In Apache Hive I have to tables I would like to left-join keeping all the data from the left data and adding data where possible from the right table. For this I use two joins, because the join is based on two fields (a material_id and a location_id). This works fine with two traditional left joins:
SELECT
a.*,
b.*
FROM a
INNER JOIN (some more complex select) b
ON a.material_id=b.material_id
AND a.location_id=b.location_id;
For the location_id the database only contains two distinct values, say 1 and 2.

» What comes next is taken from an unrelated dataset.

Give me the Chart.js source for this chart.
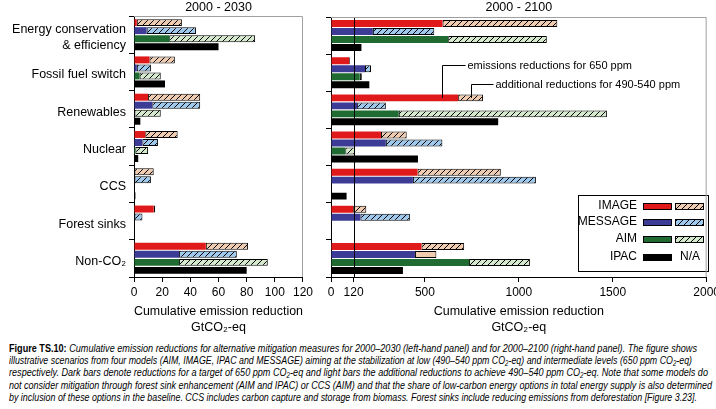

We now have the requirement that if there is no "perfect match", this means that only the material_id can be joined and there is no correct combination of material_id and location_id (e.g. material_id=100 and location_id=1) for the join for the location_id in the b-table, the join should "default" or "fallback" to the other possible value of the location_id e.g. material_id=001 and location_id=2 and vice versa. This should only be the case for the location_id.
We have already looked into all possible answers also with CASE etc. but to no prevail. A setup like
...
ON a.material_id=b.material_id AND a.location_id=
CASE WHEN a.location_id = b.location_id THEN b.location_id ELSE ...;
we tried or did not figure out how really to do in hive query language.
Thank you for your help! Maybe somebody has a smart idea.
Here is some sample data:
Table a
| material_id | location_id | other_column_a |
| 100 | 1 | 45 |
| 101 | 1 | 45 |
| 103 | 1 | 45 |
| 103 | 2 | 45 |
Table b
| material_id | location_id | other_column_b |
| 100 | 1 | 66 |
| 102 | 1 | 76 |
| 103 | 2 | 88 |
Left - Join Table
| material_id | location_id | other_column_a | other_column_b
| 100 | 1 | 45 | 66
| 101 | 1 | 45 | NULL (mat. not in b)
| 103 | 1 | 45 | DEFAULT TO where location_id=2 (88)
| 103 | 2 | 45 | 88
PS: As stated here exists etc. does not work in the sub-query ON.
The solution is to left join without a.location_id = b.location_id
and number all rows in order of preference. Then filter by row_number. In the code below the join will duplicate rows first because all matching material_id will be joined, then row_number()
function will assign 1 to rows where a.location_id = b.location_id
and 2 to rows where a.location_id <> b.location_id
if exist also rows where a.location_id = b.location_id
and 1 if there are not exist such. b.location_id
added to the order by
in the row_number() function so it will "prefer" rows with lower b.location_id
in case there are no exact matching. I hope you have caught the idea.
select * from
(
SELECT
a.*,
b.*,
row_number() over(partition by material_id
order by CASE WHEN a.location_id = b.location_id THEN 1 ELSE 2 END, b.location_id ) as rn
FROM a
LEFT JOIN (some more complex select) b
ON a.material_id=b.material_id
)s
where rn=1
;